This year marks the final year of the Bush-era estate tax exemptions-that is unless Congress acts. The Bush-era tax exemptions put forth at the early start of the millennium will end on Dec 31, 2012. So what will they look like in 2013 if they are left to expire?
In both 2001 and 2003, together with Congress, the Bush administration revised the tax code and increased both the estate tax exemption amount and estate tax rates.
The laws were set to expire at the end of 2010, but were extended in early December 2010. For both the 2010 and 2011 tax years, President Obama and Congressional leaders agreed to set the estate tax exemption at $5 million and the estate tax rate at 35 percent. (This essentially means that all amounts up to $5 million transferred from a deceased person upon his or her death are tax free and any remaining amounts above and beyond that are taxed at a 35 percent tax rate.) This year’s estate tax rate remains the same, but the exemption is now $5,120,000 to adjust for inflation.

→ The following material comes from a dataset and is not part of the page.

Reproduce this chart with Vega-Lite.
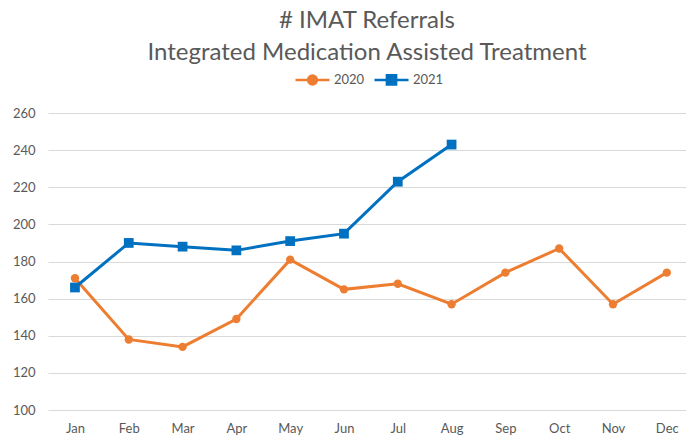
{
  "$schema": "https://vega.github.io/schema/vega-lite/v6.json",
  "width": 638,
  "height": 297,
  "autosize": "none",
  "padding": {"left": 48, "top": 113, "right": 0, "bottom": 28},
  "background": "white",
  "config": {
    "view": {"stroke": null},
    "font": "Lato",
    "axis": {"labelFont": "Lato", "labelColor": "#595959", "labelFontSize": 13}
  },
  "title": {
    "text": ["# IMAT Referrals", "Integrated Medication Assisted Treatment"],
    "fontSize": 24,
    "fontWeight": "normal",
    "color": "#595959",
    "lineHeight": 32,
    "anchor": "middle",
    "frame": "group",
    "offset": -4
  },
  "data": {
    "values": [
      {"month": "Jan", "series": "2020", "value": 171},
      {"month": "Feb", "series": "2020", "value": 138},
      {"month": "Mar", "series": "2020", "value": 134},
      {"month": "Apr", "series": "2020", "value": 149},
      {"month": "May", "series": "2020", "value": 181},
      {"month": "Jun", "series": "2020", "value": 165},
      {"month": "Jul", "series": "2020", "value": 168},
      {"month": "Aug", "series": "2020", "value": 157},
      {"month": "Sep", "series": "2020", "value": 174},
      {"month": "Oct", "series": "2020", "value": 187},
      {"month": "Nov", "series": "2020", "value": 157},
      {"month": "Dec", "series": "2020", "value": 174},
      {"month": "Jan", "series": "2021", "value": 166},
      {"month": "Feb", "series": "2021", "value": 190},
      {"month": "Mar", "series": "2021", "value": 188},
      {"month": "Apr", "series": "2021", "value": 186},
      {"month": "May", "series": "2021", "value": 191},
      {"month": "Jun", "series": "2021", "value": 195},
      {"month": "Jul", "series": "2021", "value": 223},
      {"month": "Aug", "series": "2021", "value": 243}
    ]
  },
  "encoding": {
    "x": {
      "field": "month",
      "type": "ordinal",
      "sort": ["Jan", "Feb", "Mar", "Apr", "May", "Jun", "Jul", "Aug", "Sep", "Oct", "Nov", "Dec"],
      "scale": {"type": "point", "padding": 0.429, "align": 0.584},
      "axis": {"title": null, "domain": false, "ticks": false, "grid": false, "labelAngle": 0, "labelPadding": 12}
    },
    "y": {
      "field": "value",
      "type": "quantitative",
      "scale": {"domain": [100, 260], "nice": false, "zero": false},
      "axis": {"title": null, "domain": false, "ticks": false, "values": [100, 120, 140, 160, 180, 200, 220, 240, 260], "gridColor": "#D9D9D9", "gridWidth": 1, "labelPadding": 13}
    },
    "color": {
      "field": "series",
      "type": "nominal",
      "scale": {"domain": ["2020", "2021"], "range": ["#ED7D31", "#0070C0"]},
      "legend": {
        "title": null,
        "orient": "none",
        "direction": "horizontal",
        "legendX": 246,
        "legendY": -52,
        "labelFont": "Lato",
        "labelFontSize": 13,
        "labelColor": "#595959",
        "labelOffset": 3,
        "columnPadding": 4,
        "symbolSize": 1156,
        "symbolStrokeWidth": 2.5,
        "encode": {
          "symbols": {
            "update": {
              "shape": {"signal": "datum.value == '2020' ? 'M-1,0H1M-0.26,0A0.26,0.26,0,1,1,0.26,0A0.26,0.26,0,1,1,-0.26,0Z' : 'M-1,0H1M-0.27,-0.27H0.27V0.27H-0.27Z'"},
              "fill": {"signal": "datum.value == '2020' ? '#ED7D31' : '#0070C0'"},
              "stroke": {"signal": "datum.value == '2020' ? '#ED7D31' : '#0070C0'"},
              "strokeWidth": {"value": 2.5},
              "opacity": {"value": 1}
            }
          }
        }
      }
    }
  },
  "layer": [
    {"mark": {"type": "line", "strokeWidth": 3}},
    {
      "transform": [{"filter": "datum.series == '2020'"}],
      "mark": {"type": "point", "shape": "circle", "filled": true, "size": 70, "opacity": 1}
    },
    {
      "transform": [{"filter": "datum.series == '2021'"}],
      "mark": {"type": "point", "shape": "square", "filled": true, "size": 95, "opacity": 1}
    }
  ]
}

However, without Congressional intervention in 2012, the estate tax exemption will drop to $1 million in 2013 and any amounts above that mark will be taxed at 55 percent.
Both sides of the political line have proposed ideas on what to do. Some believe the tax exemption should be extended, others believe that the tax exemption should decrease or simply repealed altogether. As of now, it remains to be seen just what action, if any, Congress will take.